TASK DESCRIPTION
Retype every line from the start of the entries below down to the line with "const dcDashedDelay = [0, 30];", both ends included; skip the pictures.

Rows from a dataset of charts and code
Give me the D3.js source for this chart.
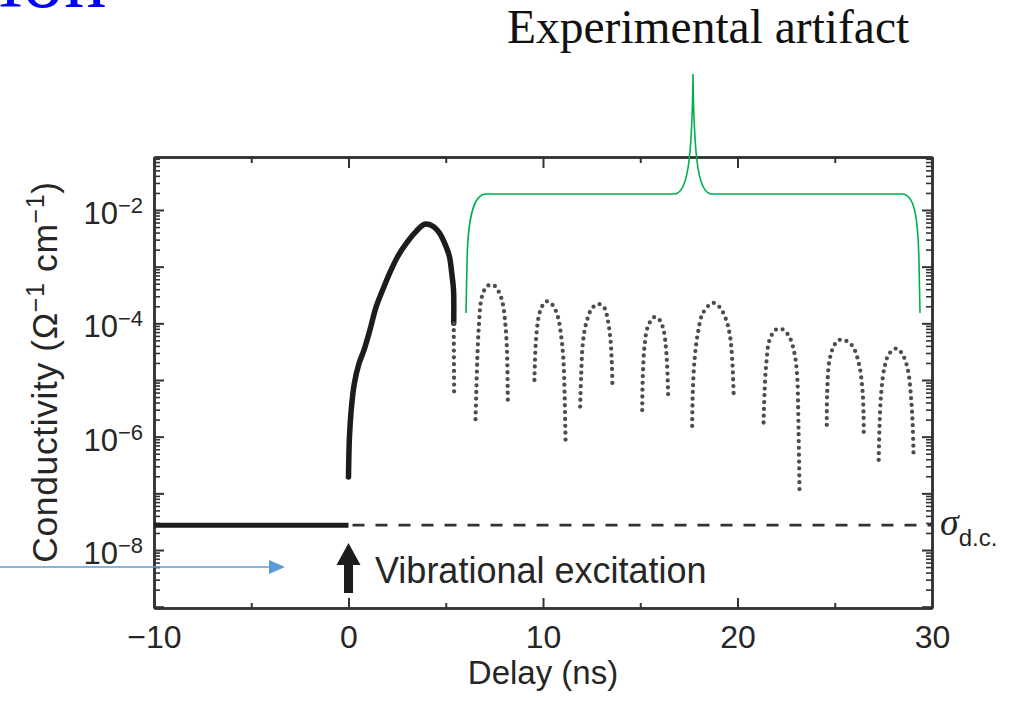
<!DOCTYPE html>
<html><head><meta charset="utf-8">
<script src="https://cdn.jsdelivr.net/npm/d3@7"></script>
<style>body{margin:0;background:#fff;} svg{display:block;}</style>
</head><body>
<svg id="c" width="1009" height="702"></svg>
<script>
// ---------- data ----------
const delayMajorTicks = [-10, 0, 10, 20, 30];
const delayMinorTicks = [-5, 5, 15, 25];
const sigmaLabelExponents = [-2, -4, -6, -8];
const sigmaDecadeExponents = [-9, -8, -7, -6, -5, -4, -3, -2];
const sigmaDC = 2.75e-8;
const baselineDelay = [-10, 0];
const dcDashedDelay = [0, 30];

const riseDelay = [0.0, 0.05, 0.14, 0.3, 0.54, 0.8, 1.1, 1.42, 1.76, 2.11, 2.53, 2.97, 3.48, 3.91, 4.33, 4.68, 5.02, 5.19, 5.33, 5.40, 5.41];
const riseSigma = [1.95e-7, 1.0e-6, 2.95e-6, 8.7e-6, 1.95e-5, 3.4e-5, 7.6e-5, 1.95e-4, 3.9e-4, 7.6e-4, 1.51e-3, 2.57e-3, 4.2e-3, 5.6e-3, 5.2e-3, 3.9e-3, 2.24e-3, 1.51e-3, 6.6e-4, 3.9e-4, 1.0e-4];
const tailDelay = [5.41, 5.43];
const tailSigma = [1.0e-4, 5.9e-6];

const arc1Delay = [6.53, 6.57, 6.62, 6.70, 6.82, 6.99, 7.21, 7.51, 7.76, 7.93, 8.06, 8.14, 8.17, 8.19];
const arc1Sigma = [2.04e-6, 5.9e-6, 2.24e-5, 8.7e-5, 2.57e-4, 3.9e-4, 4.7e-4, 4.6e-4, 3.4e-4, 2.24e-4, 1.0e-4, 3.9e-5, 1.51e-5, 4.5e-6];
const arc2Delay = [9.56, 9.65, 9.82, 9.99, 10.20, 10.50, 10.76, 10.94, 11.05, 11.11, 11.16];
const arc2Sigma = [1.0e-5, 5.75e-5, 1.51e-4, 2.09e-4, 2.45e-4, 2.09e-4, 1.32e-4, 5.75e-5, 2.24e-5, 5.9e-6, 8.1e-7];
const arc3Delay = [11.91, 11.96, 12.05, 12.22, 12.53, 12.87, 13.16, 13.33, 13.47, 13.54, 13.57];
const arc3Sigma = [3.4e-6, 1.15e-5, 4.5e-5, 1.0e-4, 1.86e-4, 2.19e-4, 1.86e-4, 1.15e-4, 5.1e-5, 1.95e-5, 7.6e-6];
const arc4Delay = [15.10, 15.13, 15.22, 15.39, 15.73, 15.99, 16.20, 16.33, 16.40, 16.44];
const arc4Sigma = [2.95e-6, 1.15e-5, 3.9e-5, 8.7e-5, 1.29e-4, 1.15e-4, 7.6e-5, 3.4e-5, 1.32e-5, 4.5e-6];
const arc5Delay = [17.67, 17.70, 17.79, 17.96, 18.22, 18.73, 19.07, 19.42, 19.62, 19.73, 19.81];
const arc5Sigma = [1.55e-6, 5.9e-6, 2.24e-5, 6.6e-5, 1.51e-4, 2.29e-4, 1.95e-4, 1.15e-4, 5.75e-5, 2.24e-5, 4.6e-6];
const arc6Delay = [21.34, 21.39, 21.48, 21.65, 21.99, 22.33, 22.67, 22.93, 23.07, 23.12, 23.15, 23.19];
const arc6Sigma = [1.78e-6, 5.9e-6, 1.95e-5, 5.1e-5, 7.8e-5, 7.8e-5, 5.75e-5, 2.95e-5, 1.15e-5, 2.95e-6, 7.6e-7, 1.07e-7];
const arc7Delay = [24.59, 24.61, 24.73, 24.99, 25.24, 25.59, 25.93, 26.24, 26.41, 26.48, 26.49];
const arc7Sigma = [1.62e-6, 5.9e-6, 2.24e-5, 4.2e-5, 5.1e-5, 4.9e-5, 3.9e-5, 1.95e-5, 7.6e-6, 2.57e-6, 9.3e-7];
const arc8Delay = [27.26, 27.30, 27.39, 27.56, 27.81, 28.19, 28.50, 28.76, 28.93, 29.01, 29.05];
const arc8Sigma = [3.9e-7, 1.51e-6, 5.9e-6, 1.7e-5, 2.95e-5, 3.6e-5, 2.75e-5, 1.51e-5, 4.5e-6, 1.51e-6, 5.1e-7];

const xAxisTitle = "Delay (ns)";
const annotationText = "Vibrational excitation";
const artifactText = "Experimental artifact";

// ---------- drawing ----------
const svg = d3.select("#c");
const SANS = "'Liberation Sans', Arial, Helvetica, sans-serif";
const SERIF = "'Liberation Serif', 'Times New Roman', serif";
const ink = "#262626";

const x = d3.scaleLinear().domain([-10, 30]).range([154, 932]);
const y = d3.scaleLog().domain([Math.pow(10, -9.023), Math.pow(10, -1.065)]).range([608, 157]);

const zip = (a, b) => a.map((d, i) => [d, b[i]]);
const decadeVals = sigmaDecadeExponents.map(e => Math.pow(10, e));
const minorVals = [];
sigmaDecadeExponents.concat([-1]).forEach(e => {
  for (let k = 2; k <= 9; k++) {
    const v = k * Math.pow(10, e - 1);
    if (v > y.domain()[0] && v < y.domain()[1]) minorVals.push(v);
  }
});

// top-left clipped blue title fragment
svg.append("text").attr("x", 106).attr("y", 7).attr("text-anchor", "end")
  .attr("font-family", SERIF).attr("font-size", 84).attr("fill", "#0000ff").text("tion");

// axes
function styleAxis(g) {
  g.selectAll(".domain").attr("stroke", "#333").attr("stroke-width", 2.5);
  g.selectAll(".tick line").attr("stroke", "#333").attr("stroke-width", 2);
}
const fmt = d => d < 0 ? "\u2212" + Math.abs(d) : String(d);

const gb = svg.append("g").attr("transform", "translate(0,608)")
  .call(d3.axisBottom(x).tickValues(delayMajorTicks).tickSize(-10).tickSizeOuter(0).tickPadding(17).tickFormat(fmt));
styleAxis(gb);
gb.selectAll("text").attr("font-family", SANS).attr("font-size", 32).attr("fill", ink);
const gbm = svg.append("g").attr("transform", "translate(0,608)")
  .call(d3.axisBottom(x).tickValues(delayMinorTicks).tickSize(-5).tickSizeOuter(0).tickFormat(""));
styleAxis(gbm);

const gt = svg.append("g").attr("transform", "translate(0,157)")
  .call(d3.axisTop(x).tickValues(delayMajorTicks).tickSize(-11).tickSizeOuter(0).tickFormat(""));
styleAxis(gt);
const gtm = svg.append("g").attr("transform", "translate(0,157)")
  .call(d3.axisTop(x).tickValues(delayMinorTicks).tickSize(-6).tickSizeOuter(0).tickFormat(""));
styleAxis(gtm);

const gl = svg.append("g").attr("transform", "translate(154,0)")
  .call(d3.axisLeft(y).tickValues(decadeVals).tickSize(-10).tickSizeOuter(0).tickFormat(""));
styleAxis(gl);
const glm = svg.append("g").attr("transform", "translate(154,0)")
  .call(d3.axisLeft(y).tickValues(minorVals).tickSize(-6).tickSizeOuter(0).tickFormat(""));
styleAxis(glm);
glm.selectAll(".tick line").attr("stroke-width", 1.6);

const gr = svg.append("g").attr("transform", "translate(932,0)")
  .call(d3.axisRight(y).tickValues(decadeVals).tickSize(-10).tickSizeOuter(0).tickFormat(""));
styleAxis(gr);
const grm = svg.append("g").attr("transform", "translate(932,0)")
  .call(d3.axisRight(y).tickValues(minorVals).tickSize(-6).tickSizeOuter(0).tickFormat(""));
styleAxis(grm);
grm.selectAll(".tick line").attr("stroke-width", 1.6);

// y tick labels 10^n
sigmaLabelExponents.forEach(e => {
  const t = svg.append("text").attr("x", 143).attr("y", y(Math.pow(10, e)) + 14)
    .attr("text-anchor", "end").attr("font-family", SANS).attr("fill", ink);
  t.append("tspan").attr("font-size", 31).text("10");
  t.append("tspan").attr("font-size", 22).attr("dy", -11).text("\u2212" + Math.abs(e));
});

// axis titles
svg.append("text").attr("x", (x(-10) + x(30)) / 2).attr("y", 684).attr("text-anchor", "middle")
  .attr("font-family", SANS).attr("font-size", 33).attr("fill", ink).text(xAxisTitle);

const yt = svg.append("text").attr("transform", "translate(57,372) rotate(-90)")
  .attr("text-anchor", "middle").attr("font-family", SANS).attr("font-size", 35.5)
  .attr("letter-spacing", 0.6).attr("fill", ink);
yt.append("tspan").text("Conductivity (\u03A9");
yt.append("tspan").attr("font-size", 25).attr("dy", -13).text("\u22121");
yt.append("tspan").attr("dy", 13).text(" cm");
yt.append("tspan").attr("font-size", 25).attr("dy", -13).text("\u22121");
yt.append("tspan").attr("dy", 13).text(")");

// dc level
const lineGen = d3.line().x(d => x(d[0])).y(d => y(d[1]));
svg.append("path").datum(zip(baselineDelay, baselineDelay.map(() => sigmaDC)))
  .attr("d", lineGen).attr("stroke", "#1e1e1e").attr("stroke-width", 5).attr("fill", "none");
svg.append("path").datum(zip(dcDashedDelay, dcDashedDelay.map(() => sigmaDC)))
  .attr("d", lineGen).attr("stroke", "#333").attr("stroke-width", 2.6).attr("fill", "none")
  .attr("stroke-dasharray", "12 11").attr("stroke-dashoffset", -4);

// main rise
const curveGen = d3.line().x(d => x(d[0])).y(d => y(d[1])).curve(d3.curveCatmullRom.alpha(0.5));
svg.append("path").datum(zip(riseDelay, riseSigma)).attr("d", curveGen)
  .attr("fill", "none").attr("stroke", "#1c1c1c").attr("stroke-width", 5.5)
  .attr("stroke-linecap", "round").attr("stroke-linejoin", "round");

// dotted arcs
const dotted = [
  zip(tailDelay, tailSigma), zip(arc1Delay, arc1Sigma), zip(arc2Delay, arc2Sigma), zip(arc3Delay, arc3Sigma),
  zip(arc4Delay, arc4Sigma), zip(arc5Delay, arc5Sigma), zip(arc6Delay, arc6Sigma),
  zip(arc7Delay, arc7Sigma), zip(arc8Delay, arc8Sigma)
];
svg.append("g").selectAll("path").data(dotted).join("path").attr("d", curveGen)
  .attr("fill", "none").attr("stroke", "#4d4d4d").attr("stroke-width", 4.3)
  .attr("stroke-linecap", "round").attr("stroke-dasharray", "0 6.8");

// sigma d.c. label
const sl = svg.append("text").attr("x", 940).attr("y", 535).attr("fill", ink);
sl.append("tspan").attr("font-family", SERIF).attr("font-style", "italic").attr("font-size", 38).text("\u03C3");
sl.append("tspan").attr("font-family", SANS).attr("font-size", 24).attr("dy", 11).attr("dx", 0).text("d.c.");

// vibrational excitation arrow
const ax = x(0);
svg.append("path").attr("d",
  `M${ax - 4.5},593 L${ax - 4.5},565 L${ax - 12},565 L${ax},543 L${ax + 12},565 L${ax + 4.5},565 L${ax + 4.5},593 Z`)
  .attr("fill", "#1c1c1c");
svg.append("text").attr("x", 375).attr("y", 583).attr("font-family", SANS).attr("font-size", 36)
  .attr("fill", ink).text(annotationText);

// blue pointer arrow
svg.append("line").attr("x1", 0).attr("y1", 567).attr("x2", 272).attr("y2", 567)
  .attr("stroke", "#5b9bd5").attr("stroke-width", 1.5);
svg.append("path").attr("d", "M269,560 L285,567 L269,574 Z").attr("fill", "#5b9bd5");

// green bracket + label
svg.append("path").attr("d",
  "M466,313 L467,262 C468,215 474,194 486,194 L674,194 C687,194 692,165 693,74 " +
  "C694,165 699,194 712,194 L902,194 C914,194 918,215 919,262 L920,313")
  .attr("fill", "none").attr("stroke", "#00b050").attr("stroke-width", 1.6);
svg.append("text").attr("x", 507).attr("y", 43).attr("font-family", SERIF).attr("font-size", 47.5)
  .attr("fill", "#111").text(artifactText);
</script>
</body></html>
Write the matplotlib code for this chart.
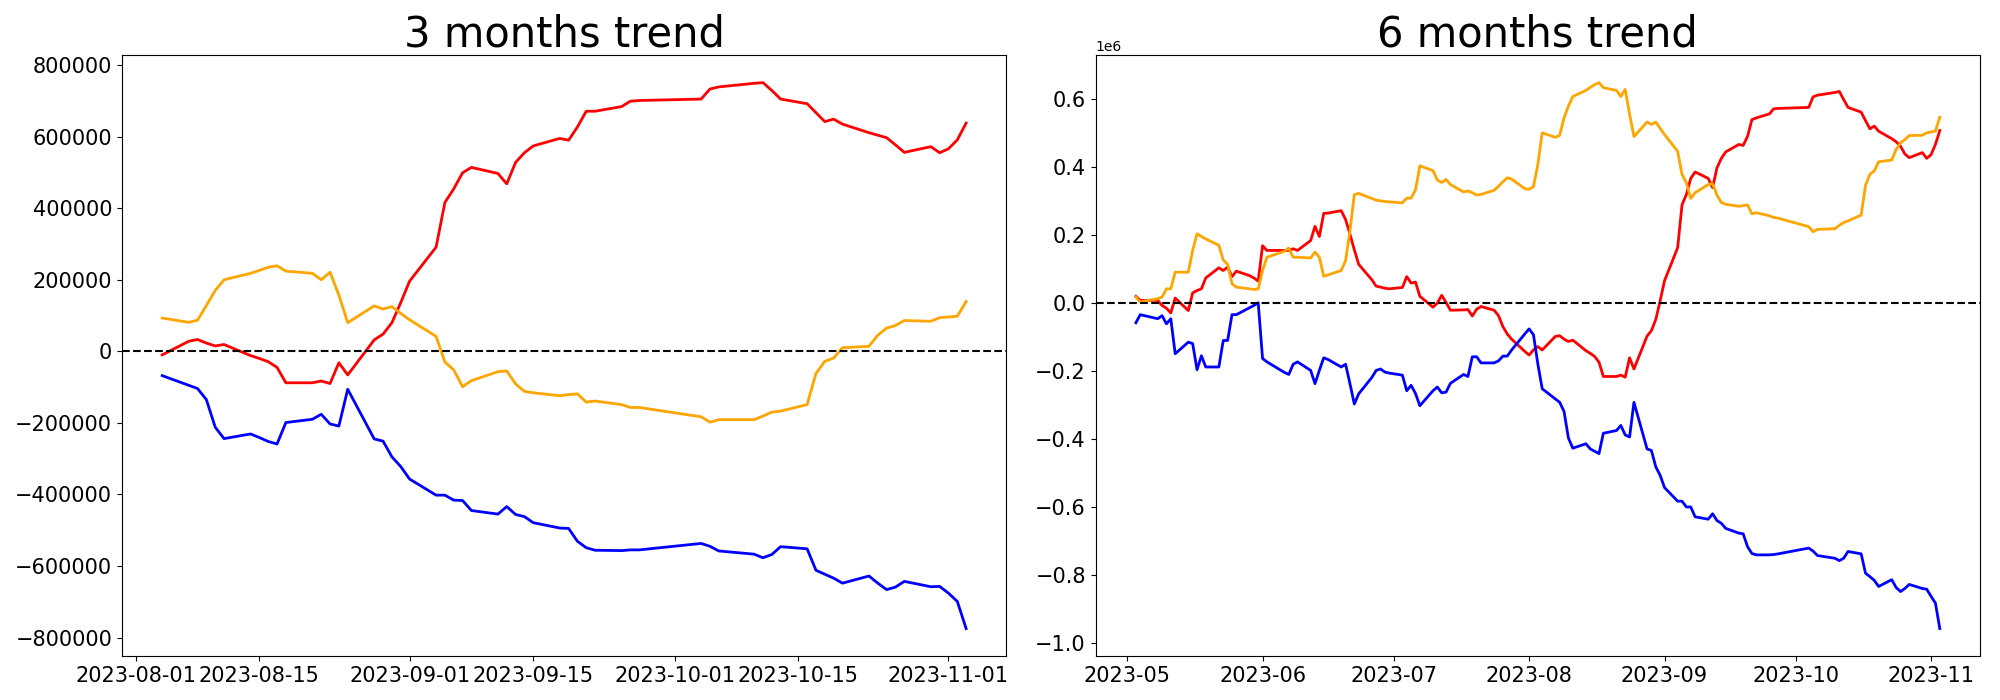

COMPLETE ANSWER
Give me the D3.js source for this chart.
<!DOCTYPE html>
<html><head><meta charset="utf-8">
<script src="https://cdn.jsdelivr.net/npm/d3@7"></script>
<style>body{margin:0;background:#fff;} svg{display:block;}</style>
</head><body>
<svg id="c" width="1009" height="702"></svg>
<script>
// ---------- data ----------
const delayMajorTicks = [-10, 0, 10, 20, 30];
const delayMinorTicks = [-5, 5, 15, 25];
const sigmaLabelExponents = [-2, -4, -6, -8];
const sigmaDecadeExponents = [-9, -8, -7, -6, -5, -4, -3, -2];
const sigmaDC = 2.75e-8;
const baselineDelay = [-10, 0];
const dcDashedDelay = [0, 30];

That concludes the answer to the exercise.